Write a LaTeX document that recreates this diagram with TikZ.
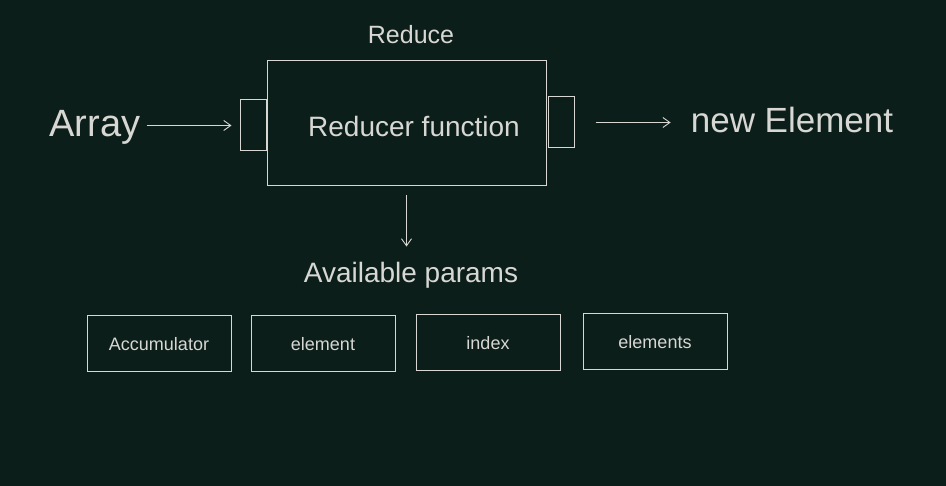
\documentclass[tikz,border=0pt]{standalone}
\usepackage{fontspec}
\setmainfont{Liberation Sans}
\usetikzlibrary{arrows.meta}
\definecolor{boardbg}{RGB}{12,30,25}
\definecolor{chalk}{RGB}{215,215,212}
\begin{document}
\begin{tikzpicture}[x=1pt,y=-1pt]
	\tikzset{chalk box/.style={draw=chalk,line width=1pt,rectangle,inner sep=0pt},
		chalk text/.style={text=chalk,inner sep=0pt,anchor=base},
		flow/.style={draw=chalk,line width=0.9pt,-{Straight Barb[length=7pt,width=10pt]}}}
	\fill[boardbg] (0,0) rectangle (946,486);
	\useasboundingbox (0,0) rectangle (946,486);
	\node [chalk box,minimum width=279pt,minimum height=125pt] (reducer)	at (406.5,123.5)	{};
		\node [chalk text,font=\fontsize{28}{30}\selectfont]				at (414,137)		{Reducer function};
		\node [chalk text,font=\fontsize{25}{28}\selectfont] (title)		at (411,44)		{Reduce};
	\node [chalk box,minimum width=26pt,minimum height=51pt] (inbox)		at (253,125.5)		{};
	\node [chalk box,minimum width=26pt,minimum height=51pt] (outbox)		at (561,122.5)		{};
	\node [chalk text,font=\fontsize{38}{40}\selectfont] (array)			at (95,137)		{Array};
	\node [chalk text,font=\fontsize{35}{40}\selectfont] (newel)			at (792,133)		{new Element};
	\node [chalk text,font=\fontsize{28}{30}\selectfont] (params)			at (411,283)		{Available params};
	\node [chalk box,minimum width=144pt,minimum height=56pt,font=\fontsize{18}{20}\selectfont,text=chalk] (acc)	at (159,344)	{Accumulator};
	\node [chalk box,minimum width=144pt,minimum height=56pt,font=\fontsize{18}{20}\selectfont,text=chalk] (elem)	at (323,344)	{element};
	\node [chalk box,minimum width=144pt,minimum height=56pt,font=\fontsize{18}{20}\selectfont,text=chalk] (idx)	at (488,343)	{index};
	\node [chalk box,minimum width=144pt,minimum height=56pt,font=\fontsize{18}{20}\selectfont,text=chalk] (elems)	at (655,342)	{elements};
	\draw [flow,shorten >=8pt,shorten <=6pt]	(inbox.west -| array.east) -- (inbox.west);
	\draw [flow,shorten >=20pt,shorten <=21pt]	(outbox.east) -- (outbox.east -| newel.west);
	\draw [flow,shorten >=16pt,shorten <=9pt]	(reducer.south) -- (reducer.south |- params.north);
\end{tikzpicture}
\end{document}
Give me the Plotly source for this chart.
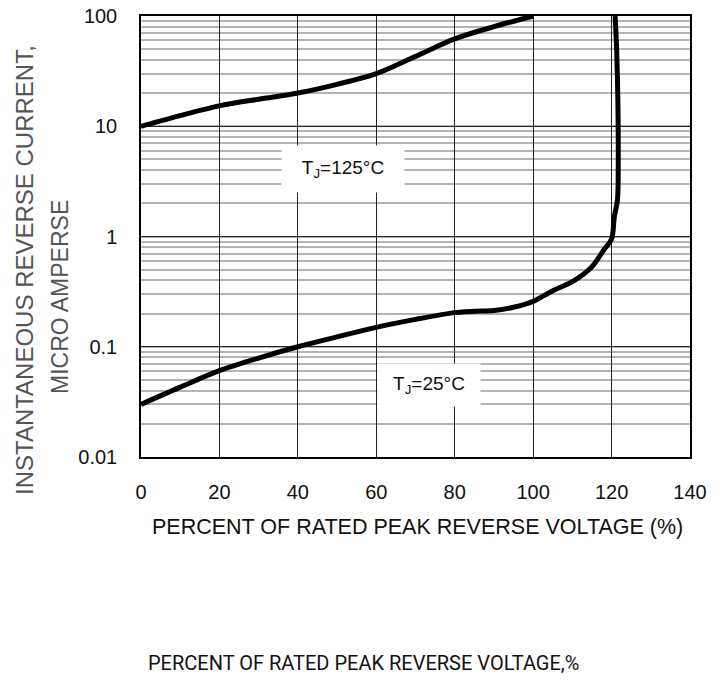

▶ _Task objective_:
In the listing above, locate each line with "this" and copy it.

▶ _Exercise answer_:
Write a LaTeX document that recreates this diagram with TikZ.
Give me the Plotly source for this chart.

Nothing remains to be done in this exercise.